FWO Post-doctoral researcher & Marie Sklodowska Curie Fellow

  • PhD Science – 2019 – Vrije Universiteit Brussel
  • MSc Earth, Life and Climate - 2013 – Utrecht University
  • BSc Earth Science – 2011 - Utrecht University


UNBIAS: Unravelling Bivalve Shell Chemistry


As a sclerochronologist, the aim of my research is to extract information about past climate on the sub-annual to decadal scale from skeletal tissues of fossil organisms, such as mollusk shells. This type of information at the human timescale is mostly missing from paleoclimate reconstructions, which often focus on long-term (thousands to millions of years) trends. This gap in our knowledge undermines our understanding of the evolution and dynamics of the climate system at this important scale, and impairs our ability to produce models for short-term climate change.
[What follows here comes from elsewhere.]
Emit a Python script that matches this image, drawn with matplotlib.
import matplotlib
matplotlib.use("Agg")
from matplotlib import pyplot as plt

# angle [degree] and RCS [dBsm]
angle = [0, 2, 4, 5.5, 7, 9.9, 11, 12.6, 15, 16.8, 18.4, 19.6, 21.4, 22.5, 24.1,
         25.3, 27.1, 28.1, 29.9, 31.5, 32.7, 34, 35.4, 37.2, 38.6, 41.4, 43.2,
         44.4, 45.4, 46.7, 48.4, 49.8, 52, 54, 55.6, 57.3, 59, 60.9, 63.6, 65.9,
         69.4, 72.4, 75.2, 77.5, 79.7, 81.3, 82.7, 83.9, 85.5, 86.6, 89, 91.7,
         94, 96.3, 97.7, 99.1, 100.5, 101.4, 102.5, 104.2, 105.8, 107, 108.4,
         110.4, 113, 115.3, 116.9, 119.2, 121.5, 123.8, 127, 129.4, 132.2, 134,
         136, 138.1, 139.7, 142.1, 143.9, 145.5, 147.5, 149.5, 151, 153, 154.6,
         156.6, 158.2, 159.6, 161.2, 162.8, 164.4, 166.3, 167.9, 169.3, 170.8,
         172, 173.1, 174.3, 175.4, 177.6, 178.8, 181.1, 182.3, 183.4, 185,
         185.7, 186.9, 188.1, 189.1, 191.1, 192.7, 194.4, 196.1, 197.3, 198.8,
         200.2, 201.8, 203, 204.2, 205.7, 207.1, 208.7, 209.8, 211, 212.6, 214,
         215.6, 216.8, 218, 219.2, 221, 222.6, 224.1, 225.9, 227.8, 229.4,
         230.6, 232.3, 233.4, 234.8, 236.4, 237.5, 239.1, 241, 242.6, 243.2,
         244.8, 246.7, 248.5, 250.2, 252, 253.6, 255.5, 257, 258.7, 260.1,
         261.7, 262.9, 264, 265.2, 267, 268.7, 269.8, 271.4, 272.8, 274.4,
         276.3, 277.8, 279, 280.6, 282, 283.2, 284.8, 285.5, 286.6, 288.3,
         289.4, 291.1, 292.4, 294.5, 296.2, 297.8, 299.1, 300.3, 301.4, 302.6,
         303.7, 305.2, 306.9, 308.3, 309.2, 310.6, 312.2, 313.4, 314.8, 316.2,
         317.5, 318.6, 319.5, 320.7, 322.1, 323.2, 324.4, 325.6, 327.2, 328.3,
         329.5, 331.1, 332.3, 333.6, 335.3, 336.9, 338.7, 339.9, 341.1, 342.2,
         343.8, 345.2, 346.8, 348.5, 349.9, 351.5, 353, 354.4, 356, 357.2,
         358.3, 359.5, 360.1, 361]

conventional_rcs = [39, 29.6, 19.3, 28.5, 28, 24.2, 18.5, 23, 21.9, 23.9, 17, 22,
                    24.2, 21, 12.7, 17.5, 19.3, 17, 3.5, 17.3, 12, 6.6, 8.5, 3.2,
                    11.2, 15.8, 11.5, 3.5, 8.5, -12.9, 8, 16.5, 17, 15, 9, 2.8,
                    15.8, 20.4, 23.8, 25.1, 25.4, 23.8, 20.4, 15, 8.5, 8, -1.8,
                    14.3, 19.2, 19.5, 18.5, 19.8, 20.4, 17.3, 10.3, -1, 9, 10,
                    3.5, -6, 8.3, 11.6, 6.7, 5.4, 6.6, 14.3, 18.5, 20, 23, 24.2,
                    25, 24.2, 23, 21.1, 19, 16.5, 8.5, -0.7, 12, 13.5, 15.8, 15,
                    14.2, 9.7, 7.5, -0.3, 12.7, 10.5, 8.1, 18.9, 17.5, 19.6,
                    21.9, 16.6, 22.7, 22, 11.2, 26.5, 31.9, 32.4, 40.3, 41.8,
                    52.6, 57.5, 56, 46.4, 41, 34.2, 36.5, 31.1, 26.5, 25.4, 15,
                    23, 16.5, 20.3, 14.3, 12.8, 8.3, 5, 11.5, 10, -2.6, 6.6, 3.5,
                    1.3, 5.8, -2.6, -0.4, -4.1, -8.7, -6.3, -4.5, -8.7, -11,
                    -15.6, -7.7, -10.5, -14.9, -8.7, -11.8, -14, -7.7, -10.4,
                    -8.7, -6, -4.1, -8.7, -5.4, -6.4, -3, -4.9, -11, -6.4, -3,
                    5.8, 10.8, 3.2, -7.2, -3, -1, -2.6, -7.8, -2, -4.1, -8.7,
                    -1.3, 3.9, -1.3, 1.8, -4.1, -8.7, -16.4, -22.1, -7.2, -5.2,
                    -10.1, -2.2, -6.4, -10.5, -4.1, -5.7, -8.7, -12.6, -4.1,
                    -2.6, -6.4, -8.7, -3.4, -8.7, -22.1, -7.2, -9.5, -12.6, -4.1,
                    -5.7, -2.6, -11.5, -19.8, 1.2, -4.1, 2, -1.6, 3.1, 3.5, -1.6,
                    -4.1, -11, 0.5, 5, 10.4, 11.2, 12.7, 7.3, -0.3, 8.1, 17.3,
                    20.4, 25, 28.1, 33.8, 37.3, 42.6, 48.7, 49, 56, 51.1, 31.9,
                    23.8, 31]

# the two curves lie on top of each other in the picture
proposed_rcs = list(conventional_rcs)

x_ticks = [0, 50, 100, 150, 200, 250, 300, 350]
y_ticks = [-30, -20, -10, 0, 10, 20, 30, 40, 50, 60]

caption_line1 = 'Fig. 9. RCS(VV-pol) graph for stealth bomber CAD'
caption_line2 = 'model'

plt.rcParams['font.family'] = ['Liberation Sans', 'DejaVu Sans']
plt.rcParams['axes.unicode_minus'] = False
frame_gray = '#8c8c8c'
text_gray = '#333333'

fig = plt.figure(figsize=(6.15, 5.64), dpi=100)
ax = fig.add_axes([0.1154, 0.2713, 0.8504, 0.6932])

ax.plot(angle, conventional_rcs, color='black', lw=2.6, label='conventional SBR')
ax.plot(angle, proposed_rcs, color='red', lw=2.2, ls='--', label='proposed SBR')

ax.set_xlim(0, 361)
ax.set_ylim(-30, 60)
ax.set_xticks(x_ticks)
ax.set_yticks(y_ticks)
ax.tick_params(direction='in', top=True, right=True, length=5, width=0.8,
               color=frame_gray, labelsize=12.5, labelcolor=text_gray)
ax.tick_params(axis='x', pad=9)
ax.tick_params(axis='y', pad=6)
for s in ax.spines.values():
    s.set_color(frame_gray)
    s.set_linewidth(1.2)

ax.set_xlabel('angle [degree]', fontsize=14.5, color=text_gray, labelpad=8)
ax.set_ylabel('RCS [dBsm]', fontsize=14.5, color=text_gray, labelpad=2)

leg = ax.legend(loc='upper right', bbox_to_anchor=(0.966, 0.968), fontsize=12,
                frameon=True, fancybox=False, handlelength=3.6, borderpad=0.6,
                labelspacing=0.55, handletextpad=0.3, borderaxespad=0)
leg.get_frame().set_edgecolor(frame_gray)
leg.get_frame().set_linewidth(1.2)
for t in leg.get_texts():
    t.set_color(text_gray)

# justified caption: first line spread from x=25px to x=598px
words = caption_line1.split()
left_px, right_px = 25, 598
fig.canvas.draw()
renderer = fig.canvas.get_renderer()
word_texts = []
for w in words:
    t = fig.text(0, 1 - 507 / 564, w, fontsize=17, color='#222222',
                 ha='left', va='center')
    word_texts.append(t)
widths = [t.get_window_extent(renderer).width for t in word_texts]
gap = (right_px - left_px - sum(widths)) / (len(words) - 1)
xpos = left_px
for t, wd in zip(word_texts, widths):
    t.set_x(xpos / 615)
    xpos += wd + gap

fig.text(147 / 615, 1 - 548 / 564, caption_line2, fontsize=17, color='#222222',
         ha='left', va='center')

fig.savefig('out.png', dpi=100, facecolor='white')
In this project, I collaborate with Utrecht University and the Dutch Institute for Sea Research (NIOZ) to grow bivalve mollusks under controlled conditions to study how their shells record the climate and environment they grow in. I apply a combination of new techniques such as the clumped isotope paleothermometer and high-resolution trace element analyses to characterize the chemistry of bivalve shells in great detail. This way, I will link shell chemistry to growing conditions and develop new proxies for reconstructions of sub-annual to decadal climate variability through geological history.

In a second phase of this project, these improved proxies are applied on well-preserved fossil bivalve shells from the Pliocene Warm Period, Miocene Climatic Optimum and other greenhouse climate periods. These improved reconstructions will teach us about the dynamics of greenhouse climates on the human timescale and allow us to improve our models used to project future climate.